■ GOAL
Extract the lines of the material below, beginning with the first and ending with the line that holds "plt.rcParams['font.family'] = ['DejaVu Sans']". Skip every picture.

** begin **

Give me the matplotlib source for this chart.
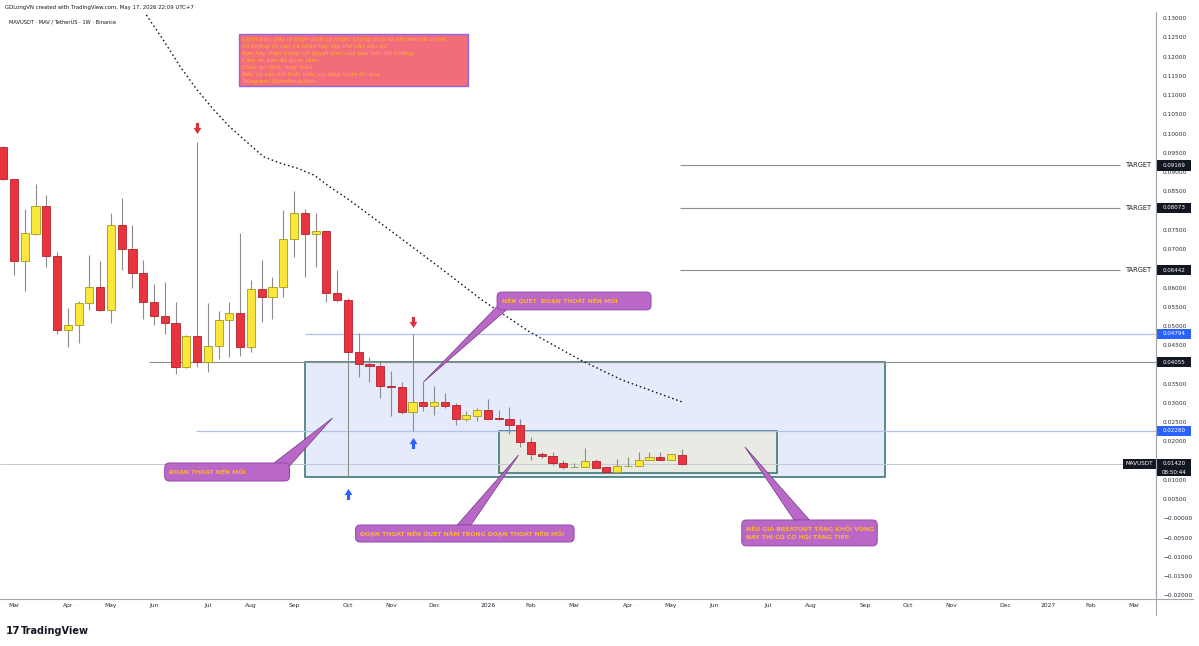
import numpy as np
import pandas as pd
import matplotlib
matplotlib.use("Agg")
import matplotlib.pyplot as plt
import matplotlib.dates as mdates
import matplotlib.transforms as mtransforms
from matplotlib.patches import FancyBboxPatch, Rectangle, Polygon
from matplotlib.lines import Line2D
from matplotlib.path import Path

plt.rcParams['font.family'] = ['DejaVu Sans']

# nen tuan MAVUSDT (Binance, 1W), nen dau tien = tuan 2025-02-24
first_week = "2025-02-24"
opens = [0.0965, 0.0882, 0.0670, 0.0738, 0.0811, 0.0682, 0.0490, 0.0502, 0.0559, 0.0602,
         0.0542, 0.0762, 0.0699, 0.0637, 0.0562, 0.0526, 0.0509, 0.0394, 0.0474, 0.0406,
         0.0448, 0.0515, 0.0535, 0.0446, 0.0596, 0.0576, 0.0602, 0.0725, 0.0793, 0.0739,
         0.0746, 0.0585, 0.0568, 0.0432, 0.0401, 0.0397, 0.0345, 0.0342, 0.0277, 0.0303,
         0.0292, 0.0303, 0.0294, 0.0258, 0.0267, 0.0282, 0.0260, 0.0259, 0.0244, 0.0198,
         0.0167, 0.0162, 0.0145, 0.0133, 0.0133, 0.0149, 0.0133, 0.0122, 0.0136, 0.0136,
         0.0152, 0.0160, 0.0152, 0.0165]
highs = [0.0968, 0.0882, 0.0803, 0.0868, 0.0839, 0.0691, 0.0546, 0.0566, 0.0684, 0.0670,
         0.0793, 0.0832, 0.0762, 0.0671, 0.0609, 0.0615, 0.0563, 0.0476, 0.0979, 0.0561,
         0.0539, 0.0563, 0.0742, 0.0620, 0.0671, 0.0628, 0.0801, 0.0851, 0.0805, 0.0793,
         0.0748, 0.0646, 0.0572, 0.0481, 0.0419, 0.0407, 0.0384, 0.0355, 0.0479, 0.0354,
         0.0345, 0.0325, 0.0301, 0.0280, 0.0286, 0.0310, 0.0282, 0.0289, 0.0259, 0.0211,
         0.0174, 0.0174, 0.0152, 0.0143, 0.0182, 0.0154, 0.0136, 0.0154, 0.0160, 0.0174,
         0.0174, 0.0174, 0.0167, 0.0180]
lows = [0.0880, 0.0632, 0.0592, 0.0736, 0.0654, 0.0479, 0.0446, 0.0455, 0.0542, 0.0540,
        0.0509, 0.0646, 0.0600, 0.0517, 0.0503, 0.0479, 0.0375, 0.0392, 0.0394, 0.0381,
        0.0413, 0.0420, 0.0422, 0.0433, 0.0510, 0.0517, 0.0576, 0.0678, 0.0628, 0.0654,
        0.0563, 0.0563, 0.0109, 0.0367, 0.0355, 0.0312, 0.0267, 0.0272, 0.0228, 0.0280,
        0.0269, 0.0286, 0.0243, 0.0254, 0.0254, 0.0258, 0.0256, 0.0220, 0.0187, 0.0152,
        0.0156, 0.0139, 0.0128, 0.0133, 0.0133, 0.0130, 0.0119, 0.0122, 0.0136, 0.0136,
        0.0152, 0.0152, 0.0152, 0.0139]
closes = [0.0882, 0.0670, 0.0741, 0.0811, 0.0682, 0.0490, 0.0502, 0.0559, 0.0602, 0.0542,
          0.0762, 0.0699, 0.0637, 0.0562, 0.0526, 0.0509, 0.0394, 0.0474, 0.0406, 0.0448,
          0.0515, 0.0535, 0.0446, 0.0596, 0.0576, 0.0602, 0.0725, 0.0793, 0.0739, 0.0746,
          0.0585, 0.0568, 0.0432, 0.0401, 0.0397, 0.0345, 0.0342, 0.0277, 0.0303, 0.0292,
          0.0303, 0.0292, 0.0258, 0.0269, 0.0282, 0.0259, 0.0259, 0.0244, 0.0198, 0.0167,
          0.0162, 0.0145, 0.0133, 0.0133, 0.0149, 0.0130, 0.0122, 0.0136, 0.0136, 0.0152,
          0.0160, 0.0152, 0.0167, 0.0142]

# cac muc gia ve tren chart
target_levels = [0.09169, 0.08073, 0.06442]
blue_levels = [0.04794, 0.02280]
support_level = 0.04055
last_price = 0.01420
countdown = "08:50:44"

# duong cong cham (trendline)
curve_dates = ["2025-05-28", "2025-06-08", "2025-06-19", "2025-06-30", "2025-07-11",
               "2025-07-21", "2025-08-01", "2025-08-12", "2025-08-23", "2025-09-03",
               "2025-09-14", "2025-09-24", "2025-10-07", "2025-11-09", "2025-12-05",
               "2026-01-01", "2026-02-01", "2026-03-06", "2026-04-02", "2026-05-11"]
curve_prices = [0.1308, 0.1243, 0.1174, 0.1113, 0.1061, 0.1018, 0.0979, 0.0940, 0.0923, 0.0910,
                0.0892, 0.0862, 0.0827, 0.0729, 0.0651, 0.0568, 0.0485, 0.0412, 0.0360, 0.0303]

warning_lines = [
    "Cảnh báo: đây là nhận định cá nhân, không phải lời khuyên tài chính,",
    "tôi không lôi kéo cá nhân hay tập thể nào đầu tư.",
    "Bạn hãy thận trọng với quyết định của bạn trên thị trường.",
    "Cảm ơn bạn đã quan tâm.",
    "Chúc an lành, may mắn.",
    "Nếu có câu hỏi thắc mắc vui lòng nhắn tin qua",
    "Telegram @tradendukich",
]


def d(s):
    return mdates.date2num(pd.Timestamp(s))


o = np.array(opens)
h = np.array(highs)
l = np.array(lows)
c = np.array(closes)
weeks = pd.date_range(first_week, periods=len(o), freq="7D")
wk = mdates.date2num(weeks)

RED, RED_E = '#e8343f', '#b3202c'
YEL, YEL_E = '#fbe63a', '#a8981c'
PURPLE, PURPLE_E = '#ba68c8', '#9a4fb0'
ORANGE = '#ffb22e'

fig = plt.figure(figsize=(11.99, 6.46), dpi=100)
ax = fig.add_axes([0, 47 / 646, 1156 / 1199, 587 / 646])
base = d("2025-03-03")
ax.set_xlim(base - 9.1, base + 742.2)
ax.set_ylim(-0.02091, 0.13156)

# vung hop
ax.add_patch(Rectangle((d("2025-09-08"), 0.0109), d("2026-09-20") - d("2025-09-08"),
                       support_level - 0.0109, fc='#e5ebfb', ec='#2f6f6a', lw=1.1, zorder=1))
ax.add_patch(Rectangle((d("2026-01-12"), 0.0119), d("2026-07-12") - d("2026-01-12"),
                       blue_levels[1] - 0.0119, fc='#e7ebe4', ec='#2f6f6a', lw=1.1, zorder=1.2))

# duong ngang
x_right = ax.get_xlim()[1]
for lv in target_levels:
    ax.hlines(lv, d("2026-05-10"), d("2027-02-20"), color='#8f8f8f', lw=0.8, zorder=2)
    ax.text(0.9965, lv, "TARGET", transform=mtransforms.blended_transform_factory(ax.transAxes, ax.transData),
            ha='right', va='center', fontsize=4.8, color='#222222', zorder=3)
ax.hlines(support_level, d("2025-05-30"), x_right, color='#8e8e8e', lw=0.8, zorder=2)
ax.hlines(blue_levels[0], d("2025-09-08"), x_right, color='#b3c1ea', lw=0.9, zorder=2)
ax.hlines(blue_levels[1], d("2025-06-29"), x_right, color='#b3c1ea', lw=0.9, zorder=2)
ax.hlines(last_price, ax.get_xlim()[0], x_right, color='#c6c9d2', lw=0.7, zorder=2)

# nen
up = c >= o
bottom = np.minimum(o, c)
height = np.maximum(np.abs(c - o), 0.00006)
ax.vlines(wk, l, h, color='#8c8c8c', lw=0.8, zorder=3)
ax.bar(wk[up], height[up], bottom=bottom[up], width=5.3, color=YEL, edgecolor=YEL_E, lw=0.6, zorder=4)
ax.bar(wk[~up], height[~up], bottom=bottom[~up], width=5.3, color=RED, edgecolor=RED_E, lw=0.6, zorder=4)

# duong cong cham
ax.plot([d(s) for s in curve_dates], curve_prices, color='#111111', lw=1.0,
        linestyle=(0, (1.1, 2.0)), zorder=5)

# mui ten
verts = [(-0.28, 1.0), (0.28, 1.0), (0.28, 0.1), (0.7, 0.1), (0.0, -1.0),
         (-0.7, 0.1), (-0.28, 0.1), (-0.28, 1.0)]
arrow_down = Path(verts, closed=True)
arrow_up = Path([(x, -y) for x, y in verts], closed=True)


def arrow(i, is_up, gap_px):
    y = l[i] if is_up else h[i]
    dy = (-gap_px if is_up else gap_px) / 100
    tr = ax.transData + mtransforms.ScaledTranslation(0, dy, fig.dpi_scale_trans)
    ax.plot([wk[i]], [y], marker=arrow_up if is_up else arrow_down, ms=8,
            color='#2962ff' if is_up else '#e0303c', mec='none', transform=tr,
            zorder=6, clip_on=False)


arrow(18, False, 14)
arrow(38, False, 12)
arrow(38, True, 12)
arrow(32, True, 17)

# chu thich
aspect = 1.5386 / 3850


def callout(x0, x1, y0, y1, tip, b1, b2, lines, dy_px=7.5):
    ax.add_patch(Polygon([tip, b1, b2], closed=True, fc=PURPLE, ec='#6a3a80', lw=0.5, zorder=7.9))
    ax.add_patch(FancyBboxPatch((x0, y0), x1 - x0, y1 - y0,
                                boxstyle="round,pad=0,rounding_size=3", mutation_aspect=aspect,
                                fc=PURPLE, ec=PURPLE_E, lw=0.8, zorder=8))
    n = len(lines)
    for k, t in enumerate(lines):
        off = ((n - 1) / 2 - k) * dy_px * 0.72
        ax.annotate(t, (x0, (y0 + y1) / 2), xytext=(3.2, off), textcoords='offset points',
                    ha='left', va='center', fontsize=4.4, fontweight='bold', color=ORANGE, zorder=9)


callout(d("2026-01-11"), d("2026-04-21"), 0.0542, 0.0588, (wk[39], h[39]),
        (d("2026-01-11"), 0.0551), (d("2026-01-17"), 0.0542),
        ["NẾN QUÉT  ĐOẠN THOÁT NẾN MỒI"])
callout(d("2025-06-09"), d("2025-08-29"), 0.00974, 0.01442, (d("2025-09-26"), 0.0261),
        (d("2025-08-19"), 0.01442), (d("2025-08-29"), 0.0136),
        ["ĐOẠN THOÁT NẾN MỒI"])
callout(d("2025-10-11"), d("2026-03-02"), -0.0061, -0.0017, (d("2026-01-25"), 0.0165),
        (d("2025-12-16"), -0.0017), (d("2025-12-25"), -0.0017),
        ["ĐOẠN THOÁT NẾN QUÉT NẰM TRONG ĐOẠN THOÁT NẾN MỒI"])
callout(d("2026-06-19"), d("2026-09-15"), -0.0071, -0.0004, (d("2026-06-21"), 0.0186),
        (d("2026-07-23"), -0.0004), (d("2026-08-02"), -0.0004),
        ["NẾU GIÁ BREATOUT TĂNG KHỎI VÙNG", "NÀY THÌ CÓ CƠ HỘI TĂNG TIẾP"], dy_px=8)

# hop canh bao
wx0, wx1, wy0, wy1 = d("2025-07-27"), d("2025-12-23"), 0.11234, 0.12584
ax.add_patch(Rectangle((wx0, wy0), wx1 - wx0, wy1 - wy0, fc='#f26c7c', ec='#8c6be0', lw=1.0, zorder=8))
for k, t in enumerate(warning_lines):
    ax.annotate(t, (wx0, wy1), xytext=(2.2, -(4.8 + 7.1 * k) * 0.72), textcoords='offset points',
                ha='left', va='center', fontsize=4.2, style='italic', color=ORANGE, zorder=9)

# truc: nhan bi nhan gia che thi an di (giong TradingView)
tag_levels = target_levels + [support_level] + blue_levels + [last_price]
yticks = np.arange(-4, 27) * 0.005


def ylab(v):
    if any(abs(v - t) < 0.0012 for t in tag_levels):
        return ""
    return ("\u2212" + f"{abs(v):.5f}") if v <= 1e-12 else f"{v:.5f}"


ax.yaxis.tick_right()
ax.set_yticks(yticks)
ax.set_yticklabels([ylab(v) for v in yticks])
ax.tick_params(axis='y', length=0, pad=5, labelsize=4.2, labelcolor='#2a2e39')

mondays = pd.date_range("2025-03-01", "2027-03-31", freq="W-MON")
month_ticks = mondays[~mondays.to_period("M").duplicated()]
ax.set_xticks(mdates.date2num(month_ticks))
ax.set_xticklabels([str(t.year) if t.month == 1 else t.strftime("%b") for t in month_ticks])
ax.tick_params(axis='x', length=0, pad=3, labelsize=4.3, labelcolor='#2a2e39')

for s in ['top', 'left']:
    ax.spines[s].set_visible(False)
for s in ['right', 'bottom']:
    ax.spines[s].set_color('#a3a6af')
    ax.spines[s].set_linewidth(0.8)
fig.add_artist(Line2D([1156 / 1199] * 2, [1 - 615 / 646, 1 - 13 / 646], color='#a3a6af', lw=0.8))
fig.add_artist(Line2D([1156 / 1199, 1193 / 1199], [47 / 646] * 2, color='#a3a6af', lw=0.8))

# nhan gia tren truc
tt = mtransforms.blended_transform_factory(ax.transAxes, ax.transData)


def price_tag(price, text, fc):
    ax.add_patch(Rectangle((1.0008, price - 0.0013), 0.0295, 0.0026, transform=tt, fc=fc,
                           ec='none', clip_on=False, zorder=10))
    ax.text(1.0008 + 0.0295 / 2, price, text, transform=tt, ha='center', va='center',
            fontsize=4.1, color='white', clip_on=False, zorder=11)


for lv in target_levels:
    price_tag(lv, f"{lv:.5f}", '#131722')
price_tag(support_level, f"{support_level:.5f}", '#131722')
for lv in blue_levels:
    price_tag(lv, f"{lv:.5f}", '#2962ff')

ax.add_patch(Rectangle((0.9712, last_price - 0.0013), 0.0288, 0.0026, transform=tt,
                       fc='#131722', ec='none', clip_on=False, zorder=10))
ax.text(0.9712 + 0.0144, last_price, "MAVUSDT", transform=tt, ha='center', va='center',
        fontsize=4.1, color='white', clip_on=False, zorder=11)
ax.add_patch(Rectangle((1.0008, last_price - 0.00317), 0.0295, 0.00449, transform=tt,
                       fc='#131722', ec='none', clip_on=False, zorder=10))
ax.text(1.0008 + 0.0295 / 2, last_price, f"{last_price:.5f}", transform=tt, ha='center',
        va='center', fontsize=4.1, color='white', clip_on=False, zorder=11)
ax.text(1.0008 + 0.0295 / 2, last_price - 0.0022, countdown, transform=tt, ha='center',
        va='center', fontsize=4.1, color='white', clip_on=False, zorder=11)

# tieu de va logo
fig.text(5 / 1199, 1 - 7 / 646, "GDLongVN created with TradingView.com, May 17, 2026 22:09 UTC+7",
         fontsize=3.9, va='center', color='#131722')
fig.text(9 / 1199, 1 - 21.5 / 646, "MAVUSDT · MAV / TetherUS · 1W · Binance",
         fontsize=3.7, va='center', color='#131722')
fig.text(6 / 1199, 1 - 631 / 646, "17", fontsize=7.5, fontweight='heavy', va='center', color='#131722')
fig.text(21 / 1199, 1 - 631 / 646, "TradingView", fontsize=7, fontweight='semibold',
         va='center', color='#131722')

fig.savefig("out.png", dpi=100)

** end **

■ RESPONSE BELOW
Give me the matplotlib source for this chart.
import numpy as np
import pandas as pd
import matplotlib
matplotlib.use("Agg")
import matplotlib.pyplot as plt
import matplotlib.dates as mdates
import matplotlib.transforms as mtransforms
from matplotlib.patches import FancyBboxPatch, Rectangle, Polygon
from matplotlib.lines import Line2D
from matplotlib.path import Path

plt.rcParams['font.family'] = ['DejaVu Sans']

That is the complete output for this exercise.